Polemik persoalan politik dalam tubuh Nahdlatul Ulama atau NU yang terjadi akhir-akhir ini kembali menguat, terlebih setelah Prof Mahfud MD bicara soal bagaimana proses pemilihan calon wakil presiden yang mendampingi Joko Widodo dalam kontestasi Pilpres pada 27 April 2019 nanti. Bahasa-bahasa intervensi, tekanan, dan intimidasi seolah menjadi kata kunci dalam keterpilihan Prof KH Ma'ruf Amin sebagai pendamping Presiden Jokowi.
Perbincangan mengenai berpolitiknya PBNU dalam kontestasi Pilpres 2019 menjalar kemana-mana, terutama di internal kader NU sendiri. Tudingan para pendukung Mahfud MD yang seolah menggulingkan wacana tentang bagaimana seorang Kiyai melakukan praktik intervensi dalam berpolitik bahkan mewarnai berbagai opini yang berkembang di publik.
Sebagai warga negara Indonesia yang juga kebetulan lahir dari rahim keluarga NU, saya tentunya agak risih dengan berita yang dimunculkan akhir-akhir ini. Bagaimana marwah seorang Kiyai dipermainkan, bahkan didegradasi di publik akibat kekecewaan segelintir oknum pendukung cawapres yang gagal.
NU Harus Tetap Bekerja
Ditengah polemik yang saat ini sedang berkembang, setidaknya ada beberapa catatan penting untuk warga NU yang ada di seluruh penjuru Indonesia. Pertama, NU sebagai organisasi masyarakat Islam terbesar di Indonesia harus tetap fokus pada visi dan misi yang sejak awal berdiri sudah ada, yakni sebagai pilar penjaga keutuhan dan kesatuan negara republik Indonesia.
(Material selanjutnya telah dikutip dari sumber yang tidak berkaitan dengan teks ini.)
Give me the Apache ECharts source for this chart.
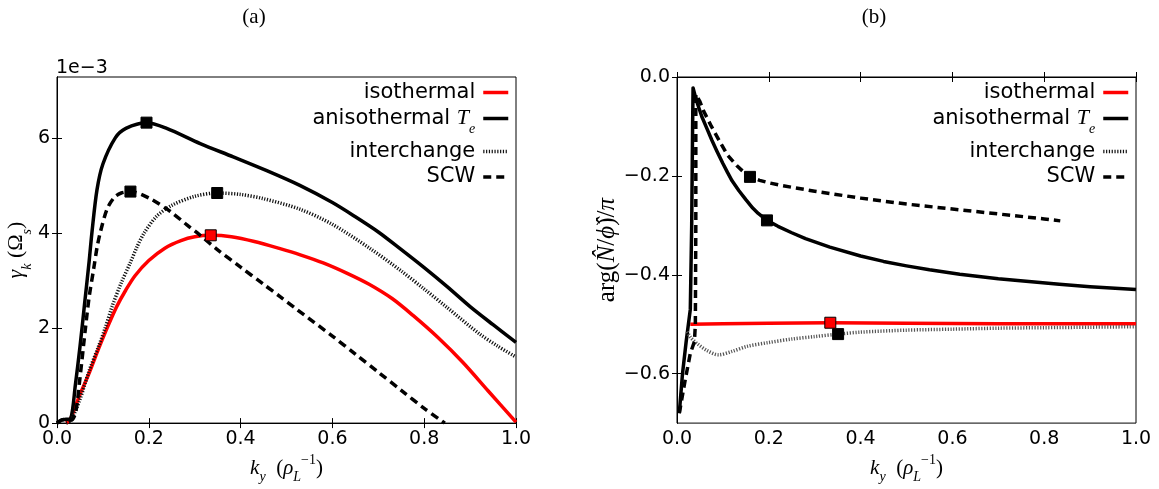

Para pengurus pusat, wilayah, daerah, sampai pada ranting-ranting harus tetap bekerja sesuai dengan bidang dan keahliannya masing-masing. Hiruk pikuk politik sejatinya memang tak bisa dihindarkan, apalagi mengingat NU memiliki kuantitas dan kualitas anggota dan kader yang sangat besar. Namun, yang perlu diingat adalah bagaimana membawa marwah organisasi ini tetap besar dengan kembali melakukan kerja-kerja kemasyarakatan.
Kedua, sebagai barometer pergerakan organisasi Islam di Indonesia, NU tentunya memiliki agenda-agenda sosial yang sangat banyak dan harus tetap berjalan. Dibidang pendidikan misalnya, NU harus terus bergerak untuk memajukan sumber daya manusia Indonesia dalam menghadapi tantangan kedepan; bonus demografi, revolusi industri 4.0, perkembangan teknologi, dan lain sebagainya. Ini bukan hanya pekerjaan pemerintah, tapi juga NU sebagai organisasi yang memiliki orientasi kemasyarakatan. NU harus aktif mendorong para kader, pengurus, anggota, dan simpatisannya untuk mengembangkan kualitas dan kapabilitas sumber daya manusia Indonesia demi kemajuan bangsa.
Ketiga, masyarakat dan warga NU di seluruh Indonesia harus tetap solid dalam menanggapi persoalan yang akhir-akhir ini terjadi. Cita-cita para sesepuh, ulama dan umara, kiyai-kiyai pendiri NU, harus tetap dijaga, dirawat, dan diimplementasikan demi kemajuan bangsa dan kesejahteraan sosial. Jangan hanya karena sekecil persoalan politik, NU melupakan cita-cita perjuangan para pendahulu. Berbagai persoalan yang saat ini terjadi di masyarakat harus menjadi basis pergerakan NU dalam rangka mencapai cita-cita kemerdekaan, dalam rangka membangun Indonesia yang unggul dan gemilang, dalam rangka menjadikan Indonesia sebagai negara yang maju dan mendunia.
Maka dari itu, melalui tulisan kecil ini, sebagai warga NU yang mungkin tak setenar yang lainnya, yang mungkin tak sebeken yang lainnya, saya ingin mengajak semua yang mengaku kader, anggota, dan bagian dari NU untuk terus menjaga soliditas demi perjuangan dan cita-cita para pendahulu. Jangan sampai, hanya karena politik, kita mau di adu domba. Semuanya harus bersatu, semuanya harus saling bergandengan tangan dalam menghadapi tantangan untuk memajukan bangsa Indonesia ke depan.
Karena NU bukan untuk NU, tapi NU untuk Indonesia!